Carol Ann Solberg, the vice president of information technology at Charter Bank in Eau Claire, knew something special was happening when she heard employees in the lunchroom talking about the recent training sessions.
The 60 employees at Eau Claire’s largest bank had been taking classes in Microsoft’s Outlook, Word and Excel programs through Chippewa Valley Technical College’s (CVTC) Business & Industry (B&I) Services, taught by Suzanne Blau.
“They were talking about the class and wanted to know if others understood about the tabs and tables,” Solberg said. “That you could walk into the lunchroom and hear people talking about the classes is a compliment to Suzanne. She is an excellent teacher.”
Solberg counts employees coming together and communicating as one of the major benefits of the training, which is designed to sharpen skills in use of business technology.
Virtually all businesses use software that is essential to their operations. Managers know there is always a learning curve when new employees need to learn unfamiliar programs, and an even bigger learning curve when new software is introduced at a workplace. Often people get along just knowing the minimum.
“The problem with software applications is there is always variation in the levels of skills,” Blau said. “Many people are self-taught and there are things they don’t know and they don’t know they don’t know them.”
Workers are commonly not getting the most out of the software they use on a daily basis. CVTC’s B&I Services can help with that, as Blau did at Charter Bank.
“We had been thinking about it for some time,” Solberg said. “And (Charter Bank President) Paul Kohler is a big advocate of training.”
For Charter Bank, it started with Microsoft Outlook, a program for email and much more.
“You’d be surprised at how many people didn’t know what it offers,” Solberg said. “A lot of them didn’t know about the calendar function.

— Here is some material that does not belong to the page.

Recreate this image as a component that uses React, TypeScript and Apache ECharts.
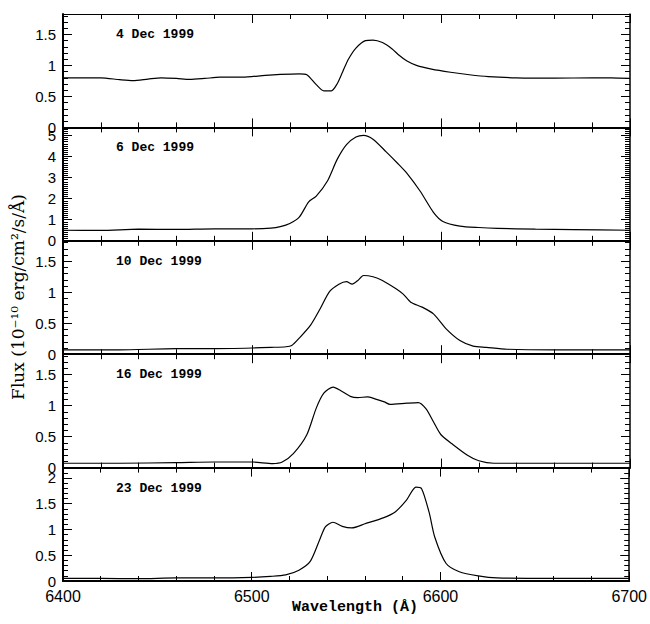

That helped a lot of them.”
The employees moved on to Microsoft Word. “We do quite a lot with Word,” Solberg said. “Word is used a lot in correspondence with customers and notes in files, or you can write up a letter and paste it in an email.”
“Word is not a hard program to learn, but there are a lot of functions,” Blau said. “Different groups of employees — sales, administrative, tellers — each have different needs in the program.”
That’s where communication between the employer and instructor is invaluable. Instructors in CVTC’s B&I Services customize their training programs to the needs of the client.
“Carol Ann gave me a list of things she wanted me to cover,” Blau said.
“She sent us what they offered and we picked out what we needed,” Solberg said.
Customization for certain employees at Charter was particularly useful in the class on Excel. A spreadsheet program, Excel is absolutely essential in a banking setting, and Solberg said Charter has some very heavy users of Excel — as well as some who use it only occasionally or on a limited basis. Solberg said she is looking into advanced Excel training for the heavy users as a follow-up.
But what has taken place already is making a difference at Charter Bank, including in the relationships between employees.
“What was really neat to me was seeing our people working together. People’s greatest resource is the people sitting next to them,” Solberg said.
The classes brought together people from different areas that may not normally communicate much with each other, all working together to improve their skills, and with classroom work spilling over into the lunchroom.
The sessions leave the workers with more knowledge and feeling better about one another and the organization.
“It says a lot about an organization that they want to invest in their employees,” Solberg said.